TASK INSTRUCTIONS: Retype exactly what runs from the first line of the data to the line with "ax.yaxis.label.set_va('center')", keeping both of those lines and skipping pictures.

STORED ROWS:
□ □ □ □ □

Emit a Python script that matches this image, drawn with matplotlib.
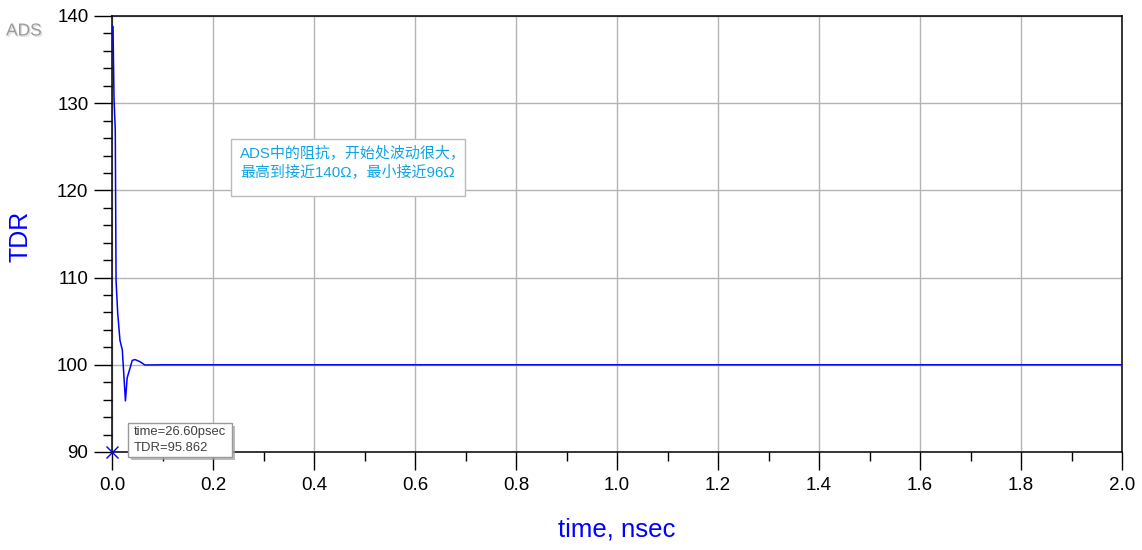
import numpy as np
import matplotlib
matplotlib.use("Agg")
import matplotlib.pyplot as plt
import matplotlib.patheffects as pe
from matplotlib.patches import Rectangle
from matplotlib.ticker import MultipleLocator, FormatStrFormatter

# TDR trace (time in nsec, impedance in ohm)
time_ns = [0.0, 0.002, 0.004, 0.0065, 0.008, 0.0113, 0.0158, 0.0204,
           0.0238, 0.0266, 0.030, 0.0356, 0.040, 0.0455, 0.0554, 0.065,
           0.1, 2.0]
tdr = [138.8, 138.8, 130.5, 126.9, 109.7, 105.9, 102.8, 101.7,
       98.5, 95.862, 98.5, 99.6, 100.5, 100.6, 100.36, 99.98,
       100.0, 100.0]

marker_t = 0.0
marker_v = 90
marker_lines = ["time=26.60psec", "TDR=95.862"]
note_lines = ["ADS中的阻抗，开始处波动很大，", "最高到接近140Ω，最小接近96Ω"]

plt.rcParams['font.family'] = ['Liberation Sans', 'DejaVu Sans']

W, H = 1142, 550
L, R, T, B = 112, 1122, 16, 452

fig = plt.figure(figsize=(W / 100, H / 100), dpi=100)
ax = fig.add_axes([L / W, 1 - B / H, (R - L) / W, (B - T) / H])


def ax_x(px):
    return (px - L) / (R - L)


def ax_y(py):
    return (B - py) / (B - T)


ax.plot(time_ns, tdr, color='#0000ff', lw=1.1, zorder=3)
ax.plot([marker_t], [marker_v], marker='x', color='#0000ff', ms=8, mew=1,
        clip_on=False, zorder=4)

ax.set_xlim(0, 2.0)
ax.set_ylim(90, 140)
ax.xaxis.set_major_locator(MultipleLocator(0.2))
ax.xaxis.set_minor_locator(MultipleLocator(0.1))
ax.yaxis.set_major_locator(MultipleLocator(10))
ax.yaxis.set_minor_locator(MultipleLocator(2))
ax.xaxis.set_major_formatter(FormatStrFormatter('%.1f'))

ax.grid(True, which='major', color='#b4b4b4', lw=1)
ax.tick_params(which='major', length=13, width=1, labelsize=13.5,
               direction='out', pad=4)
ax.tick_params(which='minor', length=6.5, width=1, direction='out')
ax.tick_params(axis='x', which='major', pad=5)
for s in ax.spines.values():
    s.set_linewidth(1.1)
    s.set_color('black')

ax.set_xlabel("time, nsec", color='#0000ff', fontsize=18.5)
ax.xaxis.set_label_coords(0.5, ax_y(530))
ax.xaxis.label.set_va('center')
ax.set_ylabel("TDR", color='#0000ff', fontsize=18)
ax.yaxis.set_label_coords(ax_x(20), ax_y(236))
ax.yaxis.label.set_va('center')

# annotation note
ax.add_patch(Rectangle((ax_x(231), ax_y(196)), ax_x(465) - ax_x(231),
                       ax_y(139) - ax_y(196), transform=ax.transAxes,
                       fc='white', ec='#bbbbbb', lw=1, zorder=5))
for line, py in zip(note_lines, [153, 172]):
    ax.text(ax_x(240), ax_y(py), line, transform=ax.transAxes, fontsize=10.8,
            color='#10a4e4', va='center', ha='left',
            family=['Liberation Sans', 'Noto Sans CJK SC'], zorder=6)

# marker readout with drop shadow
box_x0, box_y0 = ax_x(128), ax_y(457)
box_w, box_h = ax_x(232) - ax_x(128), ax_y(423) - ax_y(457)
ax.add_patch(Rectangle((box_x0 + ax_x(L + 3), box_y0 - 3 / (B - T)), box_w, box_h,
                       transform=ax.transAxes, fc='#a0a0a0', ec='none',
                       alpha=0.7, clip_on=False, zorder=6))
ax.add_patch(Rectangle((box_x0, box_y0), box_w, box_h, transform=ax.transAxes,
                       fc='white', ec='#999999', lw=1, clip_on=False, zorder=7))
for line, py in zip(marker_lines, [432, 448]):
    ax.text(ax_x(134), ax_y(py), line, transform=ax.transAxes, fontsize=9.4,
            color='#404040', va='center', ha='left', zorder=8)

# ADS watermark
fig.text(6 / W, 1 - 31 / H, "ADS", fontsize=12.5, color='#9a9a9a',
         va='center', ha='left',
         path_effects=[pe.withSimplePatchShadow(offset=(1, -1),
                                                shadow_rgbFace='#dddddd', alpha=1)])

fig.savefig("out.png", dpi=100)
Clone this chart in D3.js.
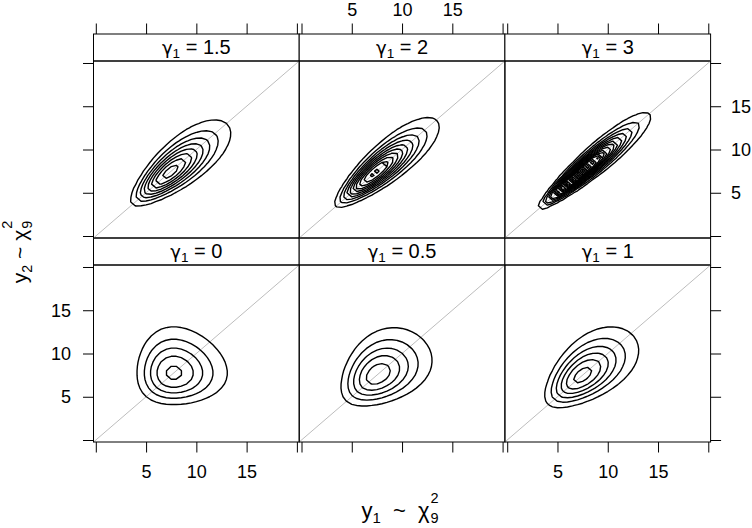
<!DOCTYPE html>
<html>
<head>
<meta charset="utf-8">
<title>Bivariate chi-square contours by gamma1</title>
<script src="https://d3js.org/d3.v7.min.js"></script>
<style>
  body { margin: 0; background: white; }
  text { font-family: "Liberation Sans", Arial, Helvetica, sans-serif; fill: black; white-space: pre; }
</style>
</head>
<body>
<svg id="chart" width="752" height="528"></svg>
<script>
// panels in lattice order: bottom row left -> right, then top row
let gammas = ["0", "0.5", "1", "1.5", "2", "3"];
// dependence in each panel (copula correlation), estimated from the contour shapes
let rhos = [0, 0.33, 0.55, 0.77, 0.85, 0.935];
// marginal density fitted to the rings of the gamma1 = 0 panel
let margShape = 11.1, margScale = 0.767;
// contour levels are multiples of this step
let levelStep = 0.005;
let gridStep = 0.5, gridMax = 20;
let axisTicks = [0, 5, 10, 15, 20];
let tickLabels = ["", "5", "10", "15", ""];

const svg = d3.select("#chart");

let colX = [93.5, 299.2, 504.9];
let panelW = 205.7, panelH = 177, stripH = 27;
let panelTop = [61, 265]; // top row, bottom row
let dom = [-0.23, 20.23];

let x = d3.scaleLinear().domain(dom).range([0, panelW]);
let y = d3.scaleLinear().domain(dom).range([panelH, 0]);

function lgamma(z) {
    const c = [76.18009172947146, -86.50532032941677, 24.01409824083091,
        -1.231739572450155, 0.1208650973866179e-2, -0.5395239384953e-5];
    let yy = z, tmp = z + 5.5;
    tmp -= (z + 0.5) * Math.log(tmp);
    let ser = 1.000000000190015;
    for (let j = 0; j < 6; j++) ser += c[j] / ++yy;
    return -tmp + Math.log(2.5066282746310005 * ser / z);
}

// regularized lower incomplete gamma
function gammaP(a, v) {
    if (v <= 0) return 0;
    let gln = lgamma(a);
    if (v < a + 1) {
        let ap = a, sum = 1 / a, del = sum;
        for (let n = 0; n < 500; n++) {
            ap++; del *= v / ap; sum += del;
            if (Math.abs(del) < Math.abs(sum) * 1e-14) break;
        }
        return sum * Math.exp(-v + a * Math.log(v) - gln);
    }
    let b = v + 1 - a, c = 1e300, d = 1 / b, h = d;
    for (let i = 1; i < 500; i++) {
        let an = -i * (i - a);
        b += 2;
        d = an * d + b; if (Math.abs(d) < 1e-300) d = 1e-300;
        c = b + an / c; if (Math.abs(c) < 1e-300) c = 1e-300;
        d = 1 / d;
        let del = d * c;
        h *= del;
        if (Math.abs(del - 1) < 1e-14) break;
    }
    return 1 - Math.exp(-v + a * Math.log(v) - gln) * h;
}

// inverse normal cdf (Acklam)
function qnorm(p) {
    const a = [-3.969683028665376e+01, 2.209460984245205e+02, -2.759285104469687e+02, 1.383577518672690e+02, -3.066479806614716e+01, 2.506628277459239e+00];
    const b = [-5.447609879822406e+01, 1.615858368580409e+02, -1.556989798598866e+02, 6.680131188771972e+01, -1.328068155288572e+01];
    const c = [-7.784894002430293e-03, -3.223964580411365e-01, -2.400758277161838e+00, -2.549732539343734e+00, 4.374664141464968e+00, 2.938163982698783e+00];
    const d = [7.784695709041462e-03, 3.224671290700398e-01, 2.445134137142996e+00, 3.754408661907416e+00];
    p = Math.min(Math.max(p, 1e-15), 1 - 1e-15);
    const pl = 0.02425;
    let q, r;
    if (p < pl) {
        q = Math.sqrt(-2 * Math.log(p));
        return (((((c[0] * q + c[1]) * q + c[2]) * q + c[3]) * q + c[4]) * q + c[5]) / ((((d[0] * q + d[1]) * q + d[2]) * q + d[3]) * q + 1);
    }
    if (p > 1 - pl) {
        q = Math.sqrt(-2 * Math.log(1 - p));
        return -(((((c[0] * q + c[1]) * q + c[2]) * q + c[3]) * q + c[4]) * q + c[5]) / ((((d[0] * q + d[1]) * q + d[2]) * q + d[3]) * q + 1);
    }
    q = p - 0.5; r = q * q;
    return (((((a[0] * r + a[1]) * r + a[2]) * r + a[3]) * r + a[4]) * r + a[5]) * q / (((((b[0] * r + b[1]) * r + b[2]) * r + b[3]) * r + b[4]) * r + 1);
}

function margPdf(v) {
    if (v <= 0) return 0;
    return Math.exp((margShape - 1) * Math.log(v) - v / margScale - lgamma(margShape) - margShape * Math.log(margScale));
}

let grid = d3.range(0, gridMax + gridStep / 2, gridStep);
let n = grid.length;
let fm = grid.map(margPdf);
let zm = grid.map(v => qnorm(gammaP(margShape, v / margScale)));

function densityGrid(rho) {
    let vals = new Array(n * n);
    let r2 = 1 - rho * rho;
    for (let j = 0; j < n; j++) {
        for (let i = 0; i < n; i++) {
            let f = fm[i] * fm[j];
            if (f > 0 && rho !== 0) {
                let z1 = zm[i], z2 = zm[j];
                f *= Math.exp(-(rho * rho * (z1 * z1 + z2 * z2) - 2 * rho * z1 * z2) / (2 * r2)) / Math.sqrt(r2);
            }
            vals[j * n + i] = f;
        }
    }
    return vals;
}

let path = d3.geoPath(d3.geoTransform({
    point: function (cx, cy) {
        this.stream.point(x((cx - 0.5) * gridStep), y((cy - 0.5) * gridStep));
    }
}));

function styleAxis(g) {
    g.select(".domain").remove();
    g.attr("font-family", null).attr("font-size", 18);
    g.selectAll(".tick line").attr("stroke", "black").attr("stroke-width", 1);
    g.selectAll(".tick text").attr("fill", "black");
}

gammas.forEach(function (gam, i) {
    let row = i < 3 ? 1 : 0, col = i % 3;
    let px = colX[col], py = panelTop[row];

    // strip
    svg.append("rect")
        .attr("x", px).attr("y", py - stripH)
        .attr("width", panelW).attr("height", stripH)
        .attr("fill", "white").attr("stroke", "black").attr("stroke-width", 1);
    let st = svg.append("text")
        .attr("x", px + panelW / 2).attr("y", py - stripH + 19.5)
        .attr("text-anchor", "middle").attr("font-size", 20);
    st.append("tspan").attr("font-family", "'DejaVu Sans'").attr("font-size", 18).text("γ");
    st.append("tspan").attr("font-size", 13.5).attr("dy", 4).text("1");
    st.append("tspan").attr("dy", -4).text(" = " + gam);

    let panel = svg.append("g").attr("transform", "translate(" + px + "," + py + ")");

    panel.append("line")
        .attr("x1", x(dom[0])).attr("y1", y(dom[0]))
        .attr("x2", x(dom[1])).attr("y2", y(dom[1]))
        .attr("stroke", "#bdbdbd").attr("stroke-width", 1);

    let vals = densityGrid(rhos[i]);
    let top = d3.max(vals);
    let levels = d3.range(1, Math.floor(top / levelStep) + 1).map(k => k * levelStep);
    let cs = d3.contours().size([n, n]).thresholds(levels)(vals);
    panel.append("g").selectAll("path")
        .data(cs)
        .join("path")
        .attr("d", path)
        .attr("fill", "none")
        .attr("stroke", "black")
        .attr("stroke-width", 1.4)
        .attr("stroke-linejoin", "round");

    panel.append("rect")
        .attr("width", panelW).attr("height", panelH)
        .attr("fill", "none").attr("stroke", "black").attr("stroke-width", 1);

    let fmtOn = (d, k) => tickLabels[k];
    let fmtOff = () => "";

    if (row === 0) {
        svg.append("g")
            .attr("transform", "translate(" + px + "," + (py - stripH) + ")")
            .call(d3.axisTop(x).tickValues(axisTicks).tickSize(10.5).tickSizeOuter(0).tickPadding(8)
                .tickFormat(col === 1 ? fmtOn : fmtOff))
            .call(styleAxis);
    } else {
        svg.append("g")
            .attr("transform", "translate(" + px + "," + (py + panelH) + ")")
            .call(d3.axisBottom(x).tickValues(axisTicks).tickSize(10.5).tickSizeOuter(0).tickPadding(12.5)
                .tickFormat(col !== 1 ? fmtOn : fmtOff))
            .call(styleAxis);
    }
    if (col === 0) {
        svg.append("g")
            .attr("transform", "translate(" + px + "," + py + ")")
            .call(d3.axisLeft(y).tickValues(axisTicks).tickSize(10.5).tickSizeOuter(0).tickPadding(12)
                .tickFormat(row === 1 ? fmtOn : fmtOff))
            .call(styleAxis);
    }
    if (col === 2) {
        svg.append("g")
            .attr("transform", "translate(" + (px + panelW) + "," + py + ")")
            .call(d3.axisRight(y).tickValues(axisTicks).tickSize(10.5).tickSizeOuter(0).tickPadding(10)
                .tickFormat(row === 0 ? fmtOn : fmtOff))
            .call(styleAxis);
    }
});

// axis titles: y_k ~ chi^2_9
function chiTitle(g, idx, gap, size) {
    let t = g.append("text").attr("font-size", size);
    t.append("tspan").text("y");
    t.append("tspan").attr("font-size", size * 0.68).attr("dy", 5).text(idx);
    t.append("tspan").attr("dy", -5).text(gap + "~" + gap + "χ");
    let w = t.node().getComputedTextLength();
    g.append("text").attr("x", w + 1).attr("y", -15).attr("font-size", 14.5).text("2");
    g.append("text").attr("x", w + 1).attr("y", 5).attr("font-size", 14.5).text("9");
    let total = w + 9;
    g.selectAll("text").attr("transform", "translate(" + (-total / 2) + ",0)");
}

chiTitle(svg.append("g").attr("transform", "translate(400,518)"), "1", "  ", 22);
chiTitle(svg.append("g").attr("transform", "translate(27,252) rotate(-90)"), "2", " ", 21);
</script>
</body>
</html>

□ □ □ □ □

ANSWER TO THE EXERCISE:
Emit a Python script that matches this image, drawn with matplotlib.
import numpy as np
import matplotlib
matplotlib.use("Agg")
import matplotlib.pyplot as plt
import matplotlib.patheffects as pe
from matplotlib.patches import Rectangle
from matplotlib.ticker import MultipleLocator, FormatStrFormatter

# TDR trace (time in nsec, impedance in ohm)
time_ns = [0.0, 0.002, 0.004, 0.0065, 0.008, 0.0113, 0.0158, 0.0204,
           0.0238, 0.0266, 0.030, 0.0356, 0.040, 0.0455, 0.0554, 0.065,
           0.1, 2.0]
tdr = [138.8, 138.8, 130.5, 126.9, 109.7, 105.9, 102.8, 101.7,
       98.5, 95.862, 98.5, 99.6, 100.5, 100.6, 100.36, 99.98,
       100.0, 100.0]

marker_t = 0.0
marker_v = 90
marker_lines = ["time=26.60psec", "TDR=95.862"]
note_lines = ["ADS中的阻抗，开始处波动很大，", "最高到接近140Ω，最小接近96Ω"]

plt.rcParams['font.family'] = ['Liberation Sans', 'DejaVu Sans']

W, H = 1142, 550
L, R, T, B = 112, 1122, 16, 452

fig = plt.figure(figsize=(W / 100, H / 100), dpi=100)
ax = fig.add_axes([L / W, 1 - B / H, (R - L) / W, (B - T) / H])


def ax_x(px):
    return (px - L) / (R - L)


def ax_y(py):
    return (B - py) / (B - T)


ax.plot(time_ns, tdr, color='#0000ff', lw=1.1, zorder=3)
ax.plot([marker_t], [marker_v], marker='x', color='#0000ff', ms=8, mew=1,
        clip_on=False, zorder=4)

ax.set_xlim(0, 2.0)
ax.set_ylim(90, 140)
ax.xaxis.set_major_locator(MultipleLocator(0.2))
ax.xaxis.set_minor_locator(MultipleLocator(0.1))
ax.yaxis.set_major_locator(MultipleLocator(10))
ax.yaxis.set_minor_locator(MultipleLocator(2))
ax.xaxis.set_major_formatter(FormatStrFormatter('%.1f'))

ax.grid(True, which='major', color='#b4b4b4', lw=1)
ax.tick_params(which='major', length=13, width=1, labelsize=13.5,
               direction='out', pad=4)
ax.tick_params(which='minor', length=6.5, width=1, direction='out')
ax.tick_params(axis='x', which='major', pad=5)
for s in ax.spines.values():
    s.set_linewidth(1.1)
    s.set_color('black')

ax.set_xlabel("time, nsec", color='#0000ff', fontsize=18.5)
ax.xaxis.set_label_coords(0.5, ax_y(530))
ax.xaxis.label.set_va('center')
ax.set_ylabel("TDR", color='#0000ff', fontsize=18)
ax.yaxis.set_label_coords(ax_x(20), ax_y(236))
ax.yaxis.label.set_va('center')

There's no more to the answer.